-- Start of DATA EXCERPT --
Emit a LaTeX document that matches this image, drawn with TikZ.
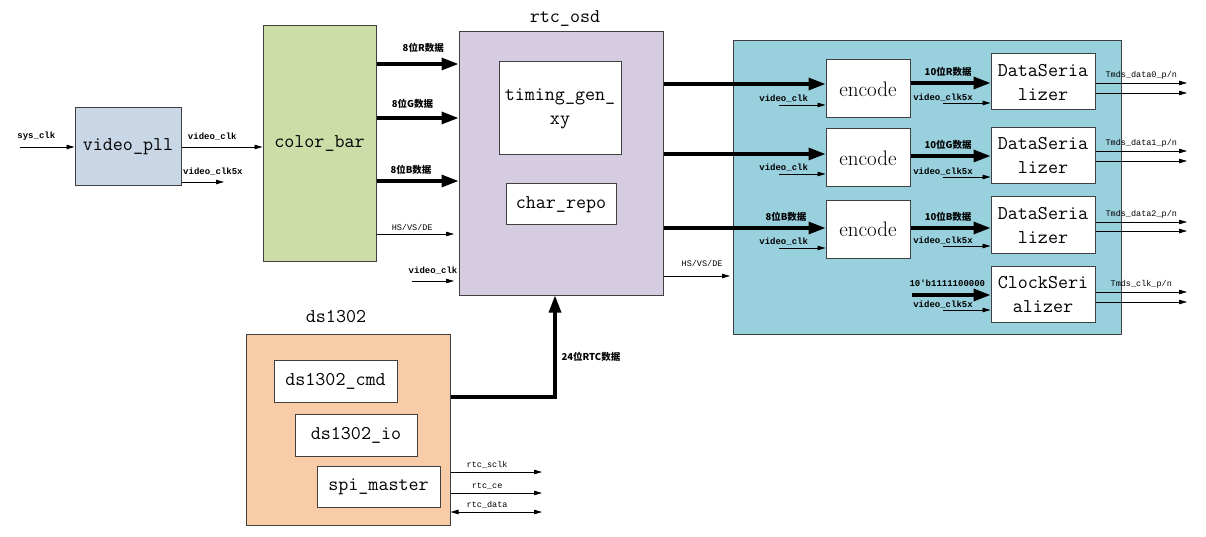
\documentclass[tikz,border=0pt]{standalone}
\usepackage{fontspec}
\newfontfamily\cjk{Noto Sans CJK SC}
\newfontfamily\sigfont{Liberation Mono}
\usetikzlibrary{arrows.meta}

\definecolor{pllcol}{RGB}{201,214,230}
\definecolor{barcol}{RGB}{204,221,168}
\definecolor{osdcol}{RGB}{213,204,226}
\definecolor{hdmicol}{RGB}{153,208,222}
\definecolor{dscol}{RGB}{248,204,166}
\definecolor{edgecol}{RGB}{64,64,64}

\tikzset{
  >={Triangle[length=8pt,width=4.5pt]},
  blk/.style={draw=edgecol, line width=1pt, inner sep=0pt, align=center,
    font=\fontsize{19.5}{24}\selectfont\ttfamily},
  enc/.style={font=\fontsize{21}{24}\selectfont\rmfamily},
  sig/.style={line width=0.8pt, ->},
  bus/.style={line width=3.2pt, -{Triangle[length=17pt,width=12pt]}},
  lbl/.style={inner sep=0pt, font=\fontsize{9}{9}\selectfont\sigfont\bfseries},
  tlbl/.style={inner sep=0pt, font=\fontsize{8.5}{9}\selectfont\sigfont},
  clbl/.style={inner sep=0pt, font=\fontsize{9.5}{10}\selectfont\cjk\bfseries},
}

\begin{document}
\begin{tikzpicture}[x=1pt, y=-1pt]
\useasboundingbox (0,0) rectangle (1206,537);

% pll und color bar
\node[blk, fill=pllcol, minimum width=106, minimum height=78] (pll) at (128,147) {video\_pll};
\node[blk, fill=barcol, minimum width=113, minimum height=235] (cbar) at (319.5,143.5) {color\_bar};

% rtc_osd
\node[blk, fill=osdcol, minimum width=204, minimum height=263] (osd) at (561,163.5) {};
\node[font=\fontsize{19.5}{24}\selectfont\ttfamily, inner sep=0pt] (osdt) at (565,18) {rtc\_osd};
\node[blk, fill=white, minimum width=122, minimum height=93] (tgen) at (560,108.5) {timing\_gen\_\\xy};
\node[blk, fill=white, minimum width=110, minimum height=41] (crepo) at (561,204.5) {char\_repo};

% hdmi
\node[blk, fill=hdmicol, minimum width=388, minimum height=293] (hdmi) at (927,187.5) {};
\foreach \n/\y in {1/89,2/158,3/229.5}
  \node[blk, enc, fill=white, minimum width=84, minimum height=58] (enc\n) at (868,\y) {encode};
\foreach \n/\y/\t in {1/82/DataSeria\\lizer, 2/155.5/DataSeria\\lizer, 3/225/DataSeria\\lizer, 4/294.5/ClockSeri\\alizer}
  \node[blk, fill=white, minimum width=104, minimum height=56] (ser\n) at (1043,\y) {\t};

% ds1302
\node[blk, fill=dscol, minimum width=204, minimum height=191] (ds) at (348,429.5) {};
\node[font=\fontsize{19.5}{24}\selectfont\ttfamily, inner sep=0pt] (dst) at (336,317) {ds1302};
\node[blk, fill=white, minimum width=123, minimum height=42] (cmd) at (335.5,381) {ds1302\_cmd};
\node[blk, fill=white, minimum width=122, minimum height=42] (io) at (356,435) {ds1302\_io};
\node[blk, fill=white, minimum width=123, minimum height=41] (spi) at (378.5,486.5) {spi\_master};

% clocks
\coordinate (sysin) at (20,147);
\draw[sig] (sysin) -- (pll.west) node[lbl, pos=0.3, above=6pt] (sysl) {sys\_clk};
\draw[sig] (pll.east) -- (cbar.west |- pll.east) node[lbl, pos=0.38, above=6pt] (vcl) {video\_clk};
\coordinate (ck5) at (224,182);
\draw[sig] (pll.east |- ck5) -- (ck5) node[lbl, pos=0.74, above=6pt] (ck5l) {video\_clk5x};

% color bar -> rtc_osd
\coordinate (yR) at (0,64);
\coordinate (yG) at (0,118);
\coordinate (yB) at (0,181);
\draw[bus] (cbar.east |- yR) -- (osd.west |- yR) node[clbl, pos=0.57, above=10pt] (rl) {8位R数据};
\draw[bus] (cbar.east |- yG) -- (osd.west |- yG) node[clbl, pos=0.44, above=8pt] (gl) {8位G数据};
\draw[bus] (cbar.east |- yB) -- (osd.west |- yB) node[clbl, pos=0.42, above=5pt] (bl) {8位B数据};
\coordinate (syn) at (454,234);
\draw[sig] (cbar.east |- syn) -- (syn) node[tlbl, pos=0.46, above=3pt] (synl) {HS/VS/DE};
\coordinate (vca) at (412,281);
\coordinate (vcb) at (454,281);
\draw[sig] (vca) -- (vcb) node[lbl, pos=0.5, above=6pt] (vcal) {video\_clk};

% rtc_osd -> encode
\foreach \n/\y in {1/84,2/154,3/228} {
  \coordinate (ye\n) at (0,\y);
  \draw[bus] (osd.east |- ye\n) -- (enc\n.west |- ye\n);
}
\node[clbl] (bl2) at (786,217) {8位B数据};
\coordinate (syo) at (730,276);
\draw[sig] (osd.east |- syo) -- (syo) node[tlbl, pos=0.58, above=9pt] (syol) {HS/VS/DE};
\foreach \n/\y in {1/105,2/174,3/248} {
  \coordinate (vce\n) at (779,\y);
  \draw[sig] (vce\n) -- (enc\n.west |- vce\n) node[lbl, pos=0.1, above=2pt] {video\_clk};
}

% encode -> serializer
\foreach \n/\y/\t in {1/83/R,2/156/G,3/228/B} {
  \coordinate (ys\n) at (0,\y);
  \draw[bus] (enc\n.east |- ys\n) -- (ser\n.west |- ys\n) node[clbl, pos=0.47, above=5pt] {10位\t 数据};
}
\coordinate (ckw) at (912,295);
\draw[bus] (ckw) -- (ser4.west |- ckw) node[lbl, pos=0.45, above=7pt] (ckwl) {10'b1111100000};
\foreach \n/\y in {1/103,2/177,3/246,4/310} {
  \coordinate (c5\n) at (943,\y);
  \draw[sig] (c5\n) -- (ser\n.west |- c5\n) node[lbl, pos=0.0, above=1.5pt] {video\_clk5x};
}

% tmds outputs
\foreach \n/\ya/\yb/\t in {1/83/93/{Tmds\_data0\_p/n}, 2/151/161/{Tmds\_data1\_p/n}, 3/222/231/{Tmds\_data2\_p/n}, 4/292/302/{Tmds\_clk\_p/n}} {
  \coordinate (oa\n) at (1187,\ya);
  \coordinate (ob\n) at (1187,\yb);
  \draw[sig] (ser\n.east |- oa\n) -- (oa\n) node[tlbl, pos=0.5, above=3pt] {\t};
  \draw[sig] (ser\n.east |- ob\n) -- (ob\n);
}

% ds1302 -> rtc_osd
\coordinate (rtcc) at (555,397);
\draw[bus] (ds.east |- rtcc) -- (rtcc) -- (rtcc |- osd.south) node[clbl, pos=0.4, right=5pt] (rtcl) {24位RTC数据};
\coordinate (sclk) at (542,472);
\coordinate (ce) at (542,493);
\coordinate (dat) at (542,512);
\draw[sig] (ds.east |- sclk) -- (sclk) node[tlbl, pos=0.4, above=3pt] (sclkl) {rtc\_sclk};
\draw[sig] (ds.east |- ce) -- (ce) node[tlbl, pos=0.4, above=3pt] (cel) {rtc\_ce};
\draw[sig, <->] (ds.east |- dat) -- (dat) node[tlbl, pos=0.4, above=3pt] (datl) {rtc\_data};

\end{tikzpicture}
\end{document}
-- End of DATA EXCERPT --
### TO DO:
Extract, word for word, each line from the top of the data down to and including the line with "minimum width=104, minimum"; skip the pictures.

### THE ANSWER:
Emit a LaTeX document that matches this image, drawn with TikZ.
\documentclass[tikz,border=0pt]{standalone}
\usepackage{fontspec}
\newfontfamily\cjk{Noto Sans CJK SC}
\newfontfamily\sigfont{Liberation Mono}
\usetikzlibrary{arrows.meta}

\definecolor{pllcol}{RGB}{201,214,230}
\definecolor{barcol}{RGB}{204,221,168}
\definecolor{osdcol}{RGB}{213,204,226}
\definecolor{hdmicol}{RGB}{153,208,222}
\definecolor{dscol}{RGB}{248,204,166}
\definecolor{edgecol}{RGB}{64,64,64}

\tikzset{
  >={Triangle[length=8pt,width=4.5pt]},
  blk/.style={draw=edgecol, line width=1pt, inner sep=0pt, align=center,
    font=\fontsize{19.5}{24}\selectfont\ttfamily},
  enc/.style={font=\fontsize{21}{24}\selectfont\rmfamily},
  sig/.style={line width=0.8pt, ->},
  bus/.style={line width=3.2pt, -{Triangle[length=17pt,width=12pt]}},
  lbl/.style={inner sep=0pt, font=\fontsize{9}{9}\selectfont\sigfont\bfseries},
  tlbl/.style={inner sep=0pt, font=\fontsize{8.5}{9}\selectfont\sigfont},
  clbl/.style={inner sep=0pt, font=\fontsize{9.5}{10}\selectfont\cjk\bfseries},
}

\begin{document}
\begin{tikzpicture}[x=1pt, y=-1pt]
\useasboundingbox (0,0) rectangle (1206,537);

% pll und color bar
\node[blk, fill=pllcol, minimum width=106, minimum height=78] (pll) at (128,147) {video\_pll};
\node[blk, fill=barcol, minimum width=113, minimum height=235] (cbar) at (319.5,143.5) {color\_bar};

% rtc_osd
\node[blk, fill=osdcol, minimum width=204, minimum height=263] (osd) at (561,163.5) {};
\node[font=\fontsize{19.5}{24}\selectfont\ttfamily, inner sep=0pt] (osdt) at (565,18) {rtc\_osd};
\node[blk, fill=white, minimum width=122, minimum height=93] (tgen) at (560,108.5) {timing\_gen\_\\xy};
\node[blk, fill=white, minimum width=110, minimum height=41] (crepo) at (561,204.5) {char\_repo};

% hdmi
\node[blk, fill=hdmicol, minimum width=388, minimum height=293] (hdmi) at (927,187.5) {};
\foreach \n/\y in {1/89,2/158,3/229.5}
  \node[blk, enc, fill=white, minimum width=84, minimum height=58] (enc\n) at (868,\y) {encode};
\foreach \n/\y/\t in {1/82/DataSeria\\lizer, 2/155.5/DataSeria\\lizer, 3/225/DataSeria\\lizer, 4/294.5/ClockSeri\\alizer}
  \node[blk, fill=white, minimum width=104, minimum height=56] (ser\n) at (1043,\y) {\t};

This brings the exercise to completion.